Sleeping, it turns out, is a complicated task. The ACPI code must be able to find every device on the system, tell it to save its context, and power it down. This has to be done in the right order, of course; powering down a disk controller while the drives are still spinning would be a mistake.

So the ACPI folks need a general way to find all of the devices on the system, and to tell them to go to sleep (or wake up). Andy proposed a that the layout of the various, bus-specific device structures in the kernel be changed to facilitate ACPI, but a more likely approach looks to be the repurposing of the pci_device structure into a more general structure which describes any device on the system. Much of the work for that change has already been done; it will likely be finished early in 2.5.

There will also need to be a serious effort to get power management into as many device drivers as possible. Power management work is not seen as particularly "sexy," so this could take a little while.

The ACPI implementation concerns quite a few developers. ACPI actually defines its own language; system components then provide code in that language to implement a number of ACPI functions. As a result, the Linux ACPI implementation must include an interpreter for this language in the kernel - and it is huge. Relatively few people want to bloat their kernels in that way. Some people are also nervous about just what that interpreter could be programmed to do.

ACPI kind of looks like the future for many BIOS-oriented tasks, however; it is not just for suspending laptops. Increasingly, ACPI will be needed to be able to find devices and busses on the system, or to be able to work with multiprocessor systems. Power management is of great interest in the server arena as well. Anybody who has to air-condition a large room full of servers wants them to be able to shut down (and reduce power consumption and heat production) when not operating at peak load.

So ACPI is important, despite its bulk. 2.4 already has the ACPI interpreter in it, but 2.5 will be where we see a truly working implementation of this standard.

Bitkeeper

Larry McVoy had been unable to attend the BOF on source control, so he presented his Bitkeeper system in a special session at the end of Saturday. He was able to give an interesting presentation and focus on the [Larry] features of Bitkeeper without getting into the licensing issues.

Bitkeeper is looking very nice. On the source control side, it provides a number of features that make it superior to the venerable CVS system. But much of the interesting work has been done on the user interface side. Dealing with the system is pleasant and easy, with tools provided which make it easy to create "changesets" and provide meaningful changelogs. There is also a nice tool for browsing the history of a system, and a "who do I blame" feature which makes it simple to find out who put in a particular change, and what other changes were made at the same time. Bitkeeper is a definite advance in the area of cooperative software development.

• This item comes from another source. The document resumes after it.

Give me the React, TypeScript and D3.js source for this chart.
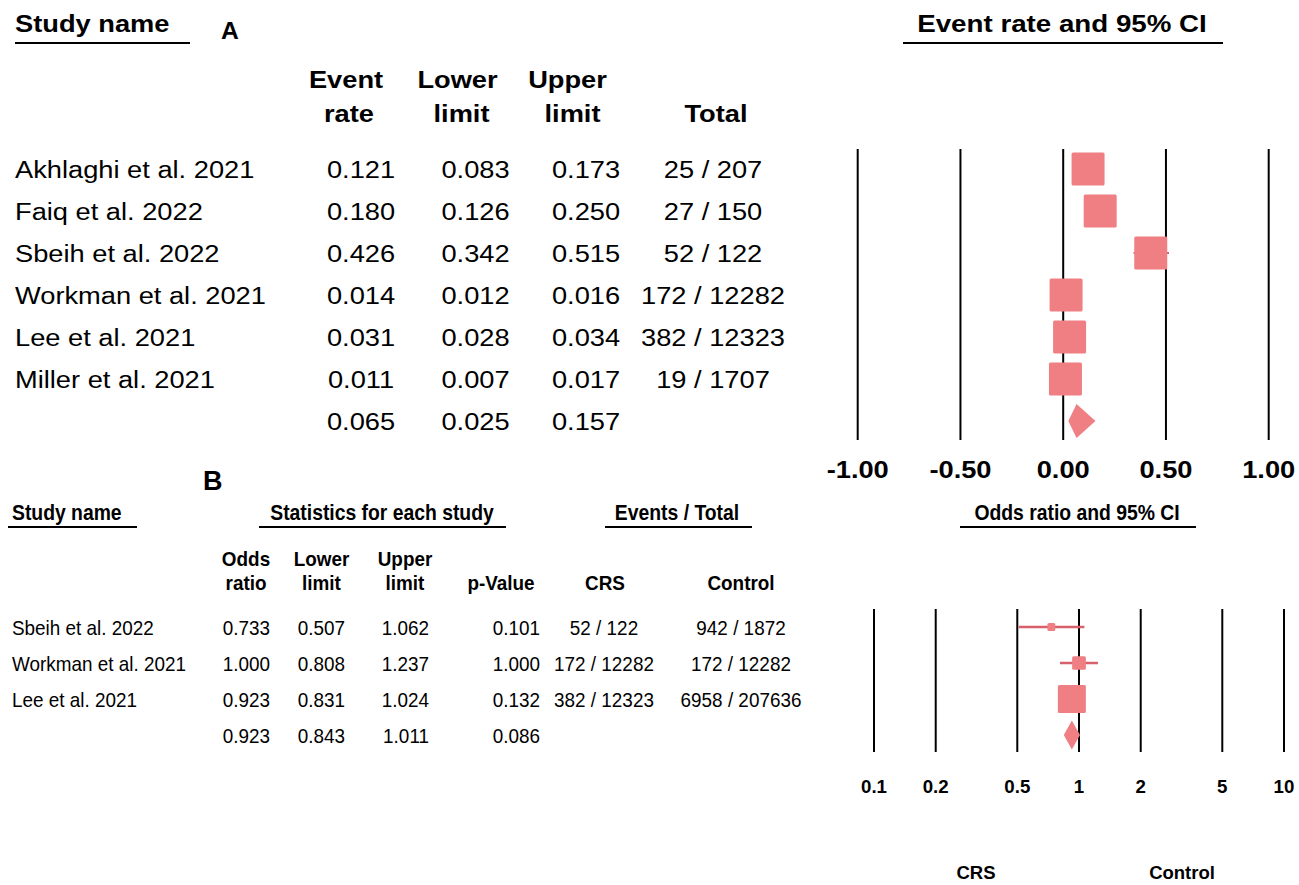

Larry has been trying to get kernel developers to use Bitkeeper for some time. Nobody was committing to anything at the summit, but we may yet see wider use of the system in the 2.5 development series.

Conclusion

The last segment of the summit was a discussion, let by Ted Ts'o, on release management and deadlines. Ted was going to propose that the kernel developers (and Linus, in particular) fix a specific "feature freeze" date for 2.5. That way, everybody knows when his code needs to be ready, and there is no post-freeze rush of people trying to get patches accepted.

Unfortunately, I had to run out to catch my plane home. It was, in the end, easier to explain to you all why I missed this interesting discussion than to explain to my kids why I hadn't gotten back. If anybody has a summary of the discussion that they could send back to me, I would be delighted to include it in this space.

Overall, the kernel summit appears to have been a success. It is not often that this crowd gets to meet in this way, and people clearly enjoyed it. Many interesting discussions were held, and enthusiasm for the 2.5 development series appears to be high.